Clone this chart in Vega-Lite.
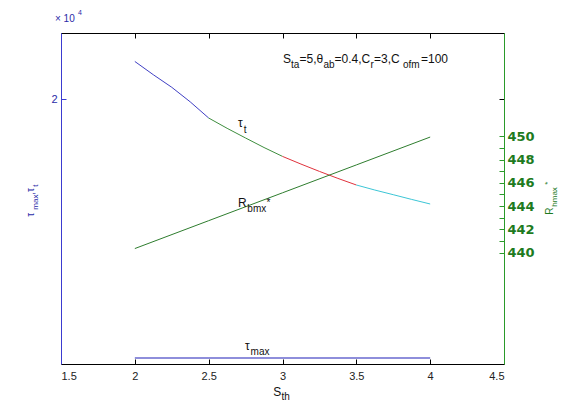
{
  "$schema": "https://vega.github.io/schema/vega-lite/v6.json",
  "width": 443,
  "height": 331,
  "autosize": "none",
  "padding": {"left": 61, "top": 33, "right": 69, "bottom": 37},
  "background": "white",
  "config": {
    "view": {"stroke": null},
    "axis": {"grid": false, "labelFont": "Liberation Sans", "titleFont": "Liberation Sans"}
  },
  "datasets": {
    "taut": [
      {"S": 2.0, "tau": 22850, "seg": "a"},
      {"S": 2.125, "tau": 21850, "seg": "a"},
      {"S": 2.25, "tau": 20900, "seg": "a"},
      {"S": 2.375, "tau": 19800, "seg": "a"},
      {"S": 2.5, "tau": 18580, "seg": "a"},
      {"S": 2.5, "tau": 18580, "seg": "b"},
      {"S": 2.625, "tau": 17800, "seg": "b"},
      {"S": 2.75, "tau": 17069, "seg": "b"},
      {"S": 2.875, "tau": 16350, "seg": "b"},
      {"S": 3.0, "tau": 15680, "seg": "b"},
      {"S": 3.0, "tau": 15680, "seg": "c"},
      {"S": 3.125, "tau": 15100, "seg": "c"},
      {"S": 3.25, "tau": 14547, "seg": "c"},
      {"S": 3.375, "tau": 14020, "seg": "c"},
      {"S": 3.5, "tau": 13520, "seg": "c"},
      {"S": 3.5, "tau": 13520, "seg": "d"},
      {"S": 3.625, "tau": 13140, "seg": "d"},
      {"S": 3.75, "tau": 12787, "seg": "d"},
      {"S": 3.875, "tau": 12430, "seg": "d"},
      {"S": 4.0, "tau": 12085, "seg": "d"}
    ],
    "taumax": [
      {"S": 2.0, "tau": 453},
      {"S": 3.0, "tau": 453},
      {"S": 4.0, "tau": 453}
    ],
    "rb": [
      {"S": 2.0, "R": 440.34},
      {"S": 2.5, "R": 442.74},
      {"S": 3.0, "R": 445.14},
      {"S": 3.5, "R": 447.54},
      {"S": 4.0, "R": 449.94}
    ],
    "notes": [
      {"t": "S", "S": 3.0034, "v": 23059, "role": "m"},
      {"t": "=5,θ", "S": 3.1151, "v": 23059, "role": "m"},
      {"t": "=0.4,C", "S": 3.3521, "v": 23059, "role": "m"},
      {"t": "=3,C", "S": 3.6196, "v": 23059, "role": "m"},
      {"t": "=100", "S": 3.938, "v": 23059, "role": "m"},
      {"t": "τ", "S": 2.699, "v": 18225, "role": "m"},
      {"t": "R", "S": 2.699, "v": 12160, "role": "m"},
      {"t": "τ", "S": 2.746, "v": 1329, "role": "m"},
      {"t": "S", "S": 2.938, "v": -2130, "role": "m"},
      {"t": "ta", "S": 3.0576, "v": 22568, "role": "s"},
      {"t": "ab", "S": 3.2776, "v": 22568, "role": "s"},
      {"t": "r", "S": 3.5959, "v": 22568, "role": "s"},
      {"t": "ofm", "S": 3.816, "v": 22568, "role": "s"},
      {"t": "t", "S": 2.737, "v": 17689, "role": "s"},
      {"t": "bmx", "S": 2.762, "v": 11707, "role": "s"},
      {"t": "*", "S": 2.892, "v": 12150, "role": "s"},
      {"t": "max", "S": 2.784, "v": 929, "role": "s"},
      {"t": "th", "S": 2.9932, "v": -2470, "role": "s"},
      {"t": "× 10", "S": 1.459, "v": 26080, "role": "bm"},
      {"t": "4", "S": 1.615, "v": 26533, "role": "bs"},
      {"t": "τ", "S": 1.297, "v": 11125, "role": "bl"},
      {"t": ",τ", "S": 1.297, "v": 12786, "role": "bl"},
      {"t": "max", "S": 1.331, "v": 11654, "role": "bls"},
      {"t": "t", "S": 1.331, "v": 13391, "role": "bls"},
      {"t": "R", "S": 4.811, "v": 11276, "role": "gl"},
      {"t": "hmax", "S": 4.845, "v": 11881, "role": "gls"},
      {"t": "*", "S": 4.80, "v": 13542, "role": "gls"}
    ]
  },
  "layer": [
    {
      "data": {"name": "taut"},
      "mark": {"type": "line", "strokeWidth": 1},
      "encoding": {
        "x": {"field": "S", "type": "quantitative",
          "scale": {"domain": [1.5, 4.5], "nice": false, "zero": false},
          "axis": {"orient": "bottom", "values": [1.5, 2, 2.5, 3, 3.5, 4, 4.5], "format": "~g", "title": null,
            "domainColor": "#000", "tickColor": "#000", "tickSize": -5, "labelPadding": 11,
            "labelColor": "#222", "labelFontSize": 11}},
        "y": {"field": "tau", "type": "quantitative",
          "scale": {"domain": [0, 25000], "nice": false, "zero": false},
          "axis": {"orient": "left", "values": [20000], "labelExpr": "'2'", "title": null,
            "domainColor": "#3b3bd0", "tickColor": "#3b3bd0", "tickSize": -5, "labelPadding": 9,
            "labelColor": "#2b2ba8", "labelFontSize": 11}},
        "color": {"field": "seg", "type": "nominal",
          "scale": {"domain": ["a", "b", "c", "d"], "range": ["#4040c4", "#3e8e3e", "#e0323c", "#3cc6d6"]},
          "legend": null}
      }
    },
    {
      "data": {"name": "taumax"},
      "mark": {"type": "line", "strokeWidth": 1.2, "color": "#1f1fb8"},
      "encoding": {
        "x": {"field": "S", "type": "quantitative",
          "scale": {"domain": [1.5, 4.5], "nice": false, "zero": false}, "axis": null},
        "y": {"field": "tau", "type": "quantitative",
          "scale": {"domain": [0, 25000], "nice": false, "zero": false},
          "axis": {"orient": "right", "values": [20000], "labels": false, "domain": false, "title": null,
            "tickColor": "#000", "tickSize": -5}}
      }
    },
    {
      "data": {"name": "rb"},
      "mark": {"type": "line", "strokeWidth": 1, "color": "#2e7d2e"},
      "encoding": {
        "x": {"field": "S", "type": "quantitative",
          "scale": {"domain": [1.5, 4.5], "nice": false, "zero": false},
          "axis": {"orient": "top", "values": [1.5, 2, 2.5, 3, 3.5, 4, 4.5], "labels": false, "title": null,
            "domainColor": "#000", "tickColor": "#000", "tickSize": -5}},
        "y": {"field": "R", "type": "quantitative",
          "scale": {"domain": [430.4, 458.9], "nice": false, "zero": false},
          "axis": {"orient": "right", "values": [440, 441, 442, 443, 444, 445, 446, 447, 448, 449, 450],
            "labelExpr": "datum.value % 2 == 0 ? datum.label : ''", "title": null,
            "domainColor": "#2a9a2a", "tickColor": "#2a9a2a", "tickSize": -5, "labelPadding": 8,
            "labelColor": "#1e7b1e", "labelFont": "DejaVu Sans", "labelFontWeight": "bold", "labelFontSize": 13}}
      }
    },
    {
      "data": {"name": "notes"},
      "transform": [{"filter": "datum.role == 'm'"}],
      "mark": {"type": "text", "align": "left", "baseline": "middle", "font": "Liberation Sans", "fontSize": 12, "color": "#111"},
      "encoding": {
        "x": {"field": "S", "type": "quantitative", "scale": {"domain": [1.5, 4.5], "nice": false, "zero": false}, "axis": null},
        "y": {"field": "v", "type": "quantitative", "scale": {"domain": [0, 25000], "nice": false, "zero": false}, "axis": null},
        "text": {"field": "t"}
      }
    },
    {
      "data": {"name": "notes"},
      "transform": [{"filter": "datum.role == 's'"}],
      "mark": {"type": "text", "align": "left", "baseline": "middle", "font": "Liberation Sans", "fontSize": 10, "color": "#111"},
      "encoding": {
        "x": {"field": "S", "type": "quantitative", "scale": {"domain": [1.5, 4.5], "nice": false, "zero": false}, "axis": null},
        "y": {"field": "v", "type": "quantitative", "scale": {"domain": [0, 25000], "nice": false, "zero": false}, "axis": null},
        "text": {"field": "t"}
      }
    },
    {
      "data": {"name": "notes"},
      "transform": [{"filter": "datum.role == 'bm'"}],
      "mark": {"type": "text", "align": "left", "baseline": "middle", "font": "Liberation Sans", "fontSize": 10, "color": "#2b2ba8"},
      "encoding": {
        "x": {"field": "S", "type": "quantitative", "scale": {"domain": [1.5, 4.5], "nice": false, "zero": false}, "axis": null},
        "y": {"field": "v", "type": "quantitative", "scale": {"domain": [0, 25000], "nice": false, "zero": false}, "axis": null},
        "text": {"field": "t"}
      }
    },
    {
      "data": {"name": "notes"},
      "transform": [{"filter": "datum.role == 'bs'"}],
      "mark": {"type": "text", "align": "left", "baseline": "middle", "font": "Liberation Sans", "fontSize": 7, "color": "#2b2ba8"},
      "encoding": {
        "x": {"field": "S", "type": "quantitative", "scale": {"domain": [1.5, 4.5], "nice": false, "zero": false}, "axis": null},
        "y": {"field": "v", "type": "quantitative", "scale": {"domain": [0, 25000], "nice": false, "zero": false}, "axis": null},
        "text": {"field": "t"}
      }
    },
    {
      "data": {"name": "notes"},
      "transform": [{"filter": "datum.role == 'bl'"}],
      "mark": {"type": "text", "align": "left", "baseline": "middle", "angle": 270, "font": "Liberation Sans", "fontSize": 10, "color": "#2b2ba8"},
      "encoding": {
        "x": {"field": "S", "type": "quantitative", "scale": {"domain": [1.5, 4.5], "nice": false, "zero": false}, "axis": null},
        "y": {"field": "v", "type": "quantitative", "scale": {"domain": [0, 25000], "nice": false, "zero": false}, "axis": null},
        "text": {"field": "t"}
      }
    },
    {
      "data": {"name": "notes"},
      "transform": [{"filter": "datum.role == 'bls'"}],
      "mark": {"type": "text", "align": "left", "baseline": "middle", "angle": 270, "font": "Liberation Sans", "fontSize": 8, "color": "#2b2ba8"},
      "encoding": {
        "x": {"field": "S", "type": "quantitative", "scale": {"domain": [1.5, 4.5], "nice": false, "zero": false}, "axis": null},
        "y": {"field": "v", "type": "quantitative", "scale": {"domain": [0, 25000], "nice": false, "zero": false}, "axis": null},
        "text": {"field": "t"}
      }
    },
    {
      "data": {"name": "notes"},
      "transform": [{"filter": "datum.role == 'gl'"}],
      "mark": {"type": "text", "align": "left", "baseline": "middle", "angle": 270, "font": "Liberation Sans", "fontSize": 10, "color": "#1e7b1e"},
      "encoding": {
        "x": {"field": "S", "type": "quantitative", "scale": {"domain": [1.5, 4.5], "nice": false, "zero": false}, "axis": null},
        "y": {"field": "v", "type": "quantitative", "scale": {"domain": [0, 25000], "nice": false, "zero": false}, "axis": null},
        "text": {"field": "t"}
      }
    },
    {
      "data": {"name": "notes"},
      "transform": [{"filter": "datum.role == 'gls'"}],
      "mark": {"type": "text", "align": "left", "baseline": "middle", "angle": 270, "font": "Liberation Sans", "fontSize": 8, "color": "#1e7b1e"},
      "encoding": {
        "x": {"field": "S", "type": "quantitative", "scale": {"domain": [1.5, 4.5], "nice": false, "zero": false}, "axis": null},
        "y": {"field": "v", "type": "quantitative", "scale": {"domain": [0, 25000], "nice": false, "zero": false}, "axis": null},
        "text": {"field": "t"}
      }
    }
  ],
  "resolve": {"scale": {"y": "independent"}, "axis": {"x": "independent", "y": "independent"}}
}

────────

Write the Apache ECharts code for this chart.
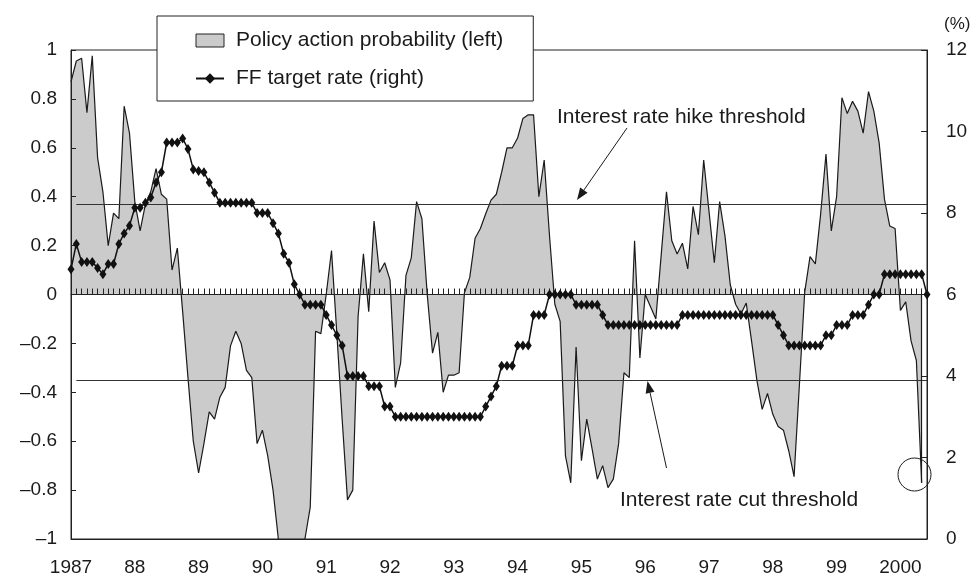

────────

**What to produce**
Scan the lines above for "this", then copy every one that has it.

**Final answer**
Clone this chart in Vega-Lite.
Write the Apache ECharts code for this chart.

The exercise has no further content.